## INSTRUCTIONS FOR THE TASK
The required output is a word-for-word copy of the lines from the line bearing "Give me the matplotlib source for this chart." through the line bearing "FS_BIG = 21", inclusive, and no other lines.

(A block of data)
— BEGIN —

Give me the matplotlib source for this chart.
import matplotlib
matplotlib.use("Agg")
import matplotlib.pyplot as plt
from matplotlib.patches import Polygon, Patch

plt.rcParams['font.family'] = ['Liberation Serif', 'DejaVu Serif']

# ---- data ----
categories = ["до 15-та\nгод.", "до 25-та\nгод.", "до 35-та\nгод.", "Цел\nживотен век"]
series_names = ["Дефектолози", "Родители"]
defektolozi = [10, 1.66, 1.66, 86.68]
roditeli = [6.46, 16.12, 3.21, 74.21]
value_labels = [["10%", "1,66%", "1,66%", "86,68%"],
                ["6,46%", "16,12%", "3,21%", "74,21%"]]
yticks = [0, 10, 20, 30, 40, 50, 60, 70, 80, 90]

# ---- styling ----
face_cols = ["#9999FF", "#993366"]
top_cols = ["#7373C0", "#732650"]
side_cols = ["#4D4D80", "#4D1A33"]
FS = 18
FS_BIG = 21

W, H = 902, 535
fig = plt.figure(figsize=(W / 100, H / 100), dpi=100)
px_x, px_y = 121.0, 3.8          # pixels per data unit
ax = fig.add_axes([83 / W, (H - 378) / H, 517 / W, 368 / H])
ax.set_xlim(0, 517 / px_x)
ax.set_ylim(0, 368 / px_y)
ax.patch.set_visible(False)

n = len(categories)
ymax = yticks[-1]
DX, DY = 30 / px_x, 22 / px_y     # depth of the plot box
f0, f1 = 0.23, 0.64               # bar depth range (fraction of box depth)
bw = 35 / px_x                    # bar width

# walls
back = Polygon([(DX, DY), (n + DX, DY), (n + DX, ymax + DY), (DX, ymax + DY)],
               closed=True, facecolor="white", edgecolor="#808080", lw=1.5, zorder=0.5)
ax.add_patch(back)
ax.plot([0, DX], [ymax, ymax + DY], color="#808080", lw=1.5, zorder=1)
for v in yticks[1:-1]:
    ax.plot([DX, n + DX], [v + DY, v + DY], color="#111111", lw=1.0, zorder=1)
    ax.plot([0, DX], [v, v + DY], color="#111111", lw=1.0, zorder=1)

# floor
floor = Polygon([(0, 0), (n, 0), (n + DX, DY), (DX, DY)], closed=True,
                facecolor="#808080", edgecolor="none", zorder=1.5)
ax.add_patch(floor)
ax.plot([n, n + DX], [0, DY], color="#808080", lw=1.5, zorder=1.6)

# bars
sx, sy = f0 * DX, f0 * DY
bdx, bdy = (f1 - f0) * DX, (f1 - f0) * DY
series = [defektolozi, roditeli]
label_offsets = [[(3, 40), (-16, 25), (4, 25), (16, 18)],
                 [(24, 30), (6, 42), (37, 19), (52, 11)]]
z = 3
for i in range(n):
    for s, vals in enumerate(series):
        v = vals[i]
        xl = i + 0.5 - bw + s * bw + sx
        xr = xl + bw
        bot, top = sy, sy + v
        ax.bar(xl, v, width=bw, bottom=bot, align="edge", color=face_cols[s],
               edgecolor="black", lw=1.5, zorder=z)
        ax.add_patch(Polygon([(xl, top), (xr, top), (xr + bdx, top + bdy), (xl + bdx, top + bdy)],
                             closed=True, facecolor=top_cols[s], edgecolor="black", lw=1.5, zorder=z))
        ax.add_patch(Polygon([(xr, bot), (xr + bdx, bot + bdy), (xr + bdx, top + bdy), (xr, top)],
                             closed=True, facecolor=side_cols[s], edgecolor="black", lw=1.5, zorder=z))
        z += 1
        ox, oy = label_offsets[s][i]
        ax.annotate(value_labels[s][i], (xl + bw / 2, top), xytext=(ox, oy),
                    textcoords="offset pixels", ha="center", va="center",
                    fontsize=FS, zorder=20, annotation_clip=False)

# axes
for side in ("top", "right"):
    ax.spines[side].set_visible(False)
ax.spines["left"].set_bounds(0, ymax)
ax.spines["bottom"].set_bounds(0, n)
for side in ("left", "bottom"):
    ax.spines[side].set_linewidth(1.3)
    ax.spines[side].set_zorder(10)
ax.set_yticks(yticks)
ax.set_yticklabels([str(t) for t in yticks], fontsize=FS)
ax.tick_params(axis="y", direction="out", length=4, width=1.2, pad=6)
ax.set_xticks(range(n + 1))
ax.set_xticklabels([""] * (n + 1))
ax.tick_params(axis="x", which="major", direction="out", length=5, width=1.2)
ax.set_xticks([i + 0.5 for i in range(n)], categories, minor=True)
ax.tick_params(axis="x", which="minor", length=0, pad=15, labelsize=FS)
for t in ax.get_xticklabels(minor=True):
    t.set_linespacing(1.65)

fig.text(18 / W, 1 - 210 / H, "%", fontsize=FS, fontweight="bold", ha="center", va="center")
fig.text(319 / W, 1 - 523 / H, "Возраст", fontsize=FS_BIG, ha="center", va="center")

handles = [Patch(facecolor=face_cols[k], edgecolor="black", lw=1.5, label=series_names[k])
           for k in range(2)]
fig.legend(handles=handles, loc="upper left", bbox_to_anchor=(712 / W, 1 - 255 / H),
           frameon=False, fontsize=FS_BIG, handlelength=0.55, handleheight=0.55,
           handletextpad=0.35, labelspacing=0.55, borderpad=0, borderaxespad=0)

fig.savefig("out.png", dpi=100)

— END —
— BEGIN —

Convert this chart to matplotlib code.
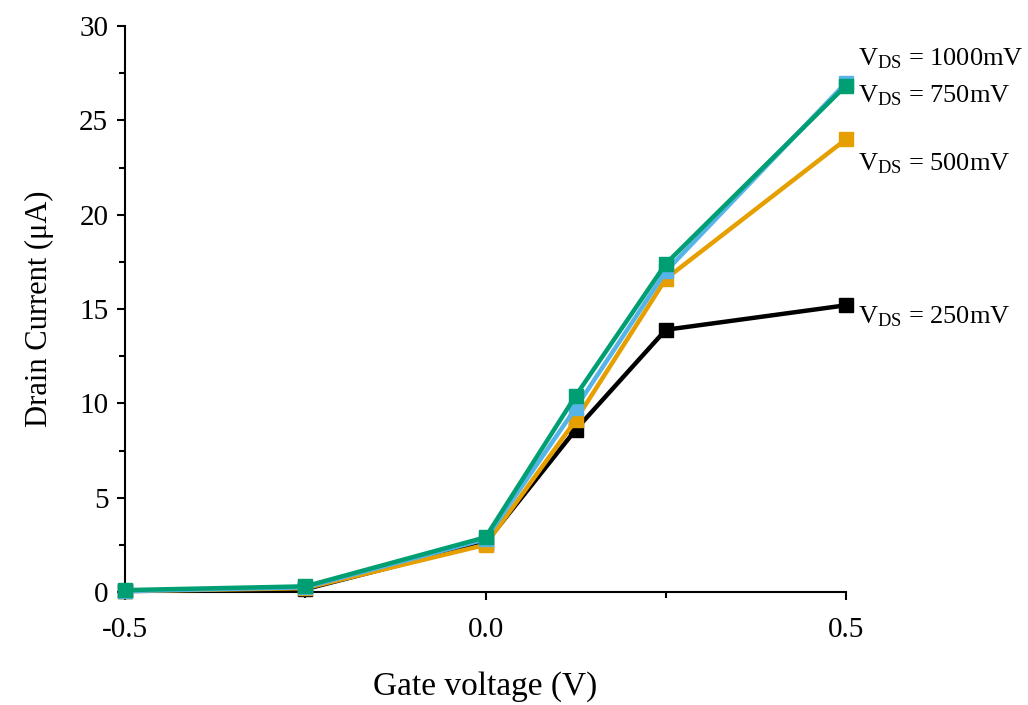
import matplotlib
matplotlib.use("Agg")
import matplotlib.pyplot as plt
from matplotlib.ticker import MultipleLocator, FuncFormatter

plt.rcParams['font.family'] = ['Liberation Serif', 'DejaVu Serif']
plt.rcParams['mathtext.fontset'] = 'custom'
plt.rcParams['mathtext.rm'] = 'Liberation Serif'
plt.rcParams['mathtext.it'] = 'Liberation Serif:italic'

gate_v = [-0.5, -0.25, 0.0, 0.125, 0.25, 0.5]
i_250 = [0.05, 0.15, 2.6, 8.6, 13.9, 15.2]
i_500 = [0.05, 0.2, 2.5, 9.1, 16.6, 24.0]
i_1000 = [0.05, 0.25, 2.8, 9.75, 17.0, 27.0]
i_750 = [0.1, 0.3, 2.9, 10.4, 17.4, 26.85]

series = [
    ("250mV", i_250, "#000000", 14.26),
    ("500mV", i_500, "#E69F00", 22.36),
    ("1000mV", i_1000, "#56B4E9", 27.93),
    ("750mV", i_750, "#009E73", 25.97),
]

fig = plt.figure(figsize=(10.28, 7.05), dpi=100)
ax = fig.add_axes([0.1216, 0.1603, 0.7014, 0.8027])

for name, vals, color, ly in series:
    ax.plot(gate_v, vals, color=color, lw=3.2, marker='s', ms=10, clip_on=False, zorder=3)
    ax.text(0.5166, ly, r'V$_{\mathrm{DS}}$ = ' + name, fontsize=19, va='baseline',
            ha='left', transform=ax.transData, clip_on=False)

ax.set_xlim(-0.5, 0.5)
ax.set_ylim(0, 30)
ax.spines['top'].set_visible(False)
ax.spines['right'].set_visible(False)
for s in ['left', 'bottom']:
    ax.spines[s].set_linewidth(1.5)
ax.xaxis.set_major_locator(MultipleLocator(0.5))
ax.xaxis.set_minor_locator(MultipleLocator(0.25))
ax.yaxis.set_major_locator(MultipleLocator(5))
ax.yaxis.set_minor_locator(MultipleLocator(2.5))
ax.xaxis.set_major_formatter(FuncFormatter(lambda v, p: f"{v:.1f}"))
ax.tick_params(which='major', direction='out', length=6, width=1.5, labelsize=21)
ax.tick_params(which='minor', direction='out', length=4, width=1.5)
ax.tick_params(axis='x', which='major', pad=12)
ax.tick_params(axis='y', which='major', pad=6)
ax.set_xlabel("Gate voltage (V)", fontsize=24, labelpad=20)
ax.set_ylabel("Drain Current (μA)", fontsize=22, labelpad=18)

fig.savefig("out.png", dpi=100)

— END —
— BEGIN —

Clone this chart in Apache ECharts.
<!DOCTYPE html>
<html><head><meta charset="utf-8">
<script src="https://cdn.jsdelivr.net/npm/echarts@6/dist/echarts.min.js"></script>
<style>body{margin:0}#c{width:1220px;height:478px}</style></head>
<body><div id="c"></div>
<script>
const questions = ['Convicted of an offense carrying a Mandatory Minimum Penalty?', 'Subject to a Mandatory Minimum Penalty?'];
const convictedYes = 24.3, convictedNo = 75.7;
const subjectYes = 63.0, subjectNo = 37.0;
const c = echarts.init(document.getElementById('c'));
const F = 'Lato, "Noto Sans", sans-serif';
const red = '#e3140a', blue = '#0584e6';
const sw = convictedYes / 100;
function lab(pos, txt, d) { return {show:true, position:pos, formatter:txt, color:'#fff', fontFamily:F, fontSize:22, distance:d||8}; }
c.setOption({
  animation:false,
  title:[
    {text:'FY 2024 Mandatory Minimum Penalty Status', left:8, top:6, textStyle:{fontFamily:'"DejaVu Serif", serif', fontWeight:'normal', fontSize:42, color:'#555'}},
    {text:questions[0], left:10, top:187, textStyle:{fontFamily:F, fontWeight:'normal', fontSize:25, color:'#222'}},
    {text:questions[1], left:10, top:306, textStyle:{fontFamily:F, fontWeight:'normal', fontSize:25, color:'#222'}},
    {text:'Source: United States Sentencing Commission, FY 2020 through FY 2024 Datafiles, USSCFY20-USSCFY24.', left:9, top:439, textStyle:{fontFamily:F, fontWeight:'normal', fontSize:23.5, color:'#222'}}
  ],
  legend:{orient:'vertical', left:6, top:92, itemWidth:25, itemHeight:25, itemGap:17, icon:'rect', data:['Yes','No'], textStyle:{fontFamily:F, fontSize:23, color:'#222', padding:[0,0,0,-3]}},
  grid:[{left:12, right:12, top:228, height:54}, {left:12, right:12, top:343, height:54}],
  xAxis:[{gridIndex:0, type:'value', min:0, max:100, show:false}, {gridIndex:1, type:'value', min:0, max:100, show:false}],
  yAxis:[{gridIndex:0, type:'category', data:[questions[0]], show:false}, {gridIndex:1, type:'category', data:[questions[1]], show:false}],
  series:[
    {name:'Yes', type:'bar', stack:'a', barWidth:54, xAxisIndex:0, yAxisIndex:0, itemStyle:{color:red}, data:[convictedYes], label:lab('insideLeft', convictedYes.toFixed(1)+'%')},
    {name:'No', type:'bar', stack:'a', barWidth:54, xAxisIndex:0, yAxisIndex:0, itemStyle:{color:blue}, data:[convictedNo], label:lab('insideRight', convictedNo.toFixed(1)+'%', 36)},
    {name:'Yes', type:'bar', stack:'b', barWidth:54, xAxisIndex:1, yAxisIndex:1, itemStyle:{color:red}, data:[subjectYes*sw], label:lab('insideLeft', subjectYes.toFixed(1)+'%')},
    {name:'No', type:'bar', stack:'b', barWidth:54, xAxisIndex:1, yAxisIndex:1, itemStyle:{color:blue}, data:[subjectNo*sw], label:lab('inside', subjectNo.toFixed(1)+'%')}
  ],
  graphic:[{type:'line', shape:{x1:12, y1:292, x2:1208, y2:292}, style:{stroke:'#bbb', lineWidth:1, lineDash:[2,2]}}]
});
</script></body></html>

— END —

## ANSWER TO THIS TASK
Give me the matplotlib source for this chart.
import matplotlib
matplotlib.use("Agg")
import matplotlib.pyplot as plt
from matplotlib.patches import Polygon, Patch

plt.rcParams['font.family'] = ['Liberation Serif', 'DejaVu Serif']

# ---- data ----
categories = ["до 15-та\nгод.", "до 25-та\nгод.", "до 35-та\nгод.", "Цел\nживотен век"]
series_names = ["Дефектолози", "Родители"]
defektolozi = [10, 1.66, 1.66, 86.68]
roditeli = [6.46, 16.12, 3.21, 74.21]
value_labels = [["10%", "1,66%", "1,66%", "86,68%"],
                ["6,46%", "16,12%", "3,21%", "74,21%"]]
yticks = [0, 10, 20, 30, 40, 50, 60, 70, 80, 90]

# ---- styling ----
face_cols = ["#9999FF", "#993366"]
top_cols = ["#7373C0", "#732650"]
side_cols = ["#4D4D80", "#4D1A33"]
FS = 18
FS_BIG = 21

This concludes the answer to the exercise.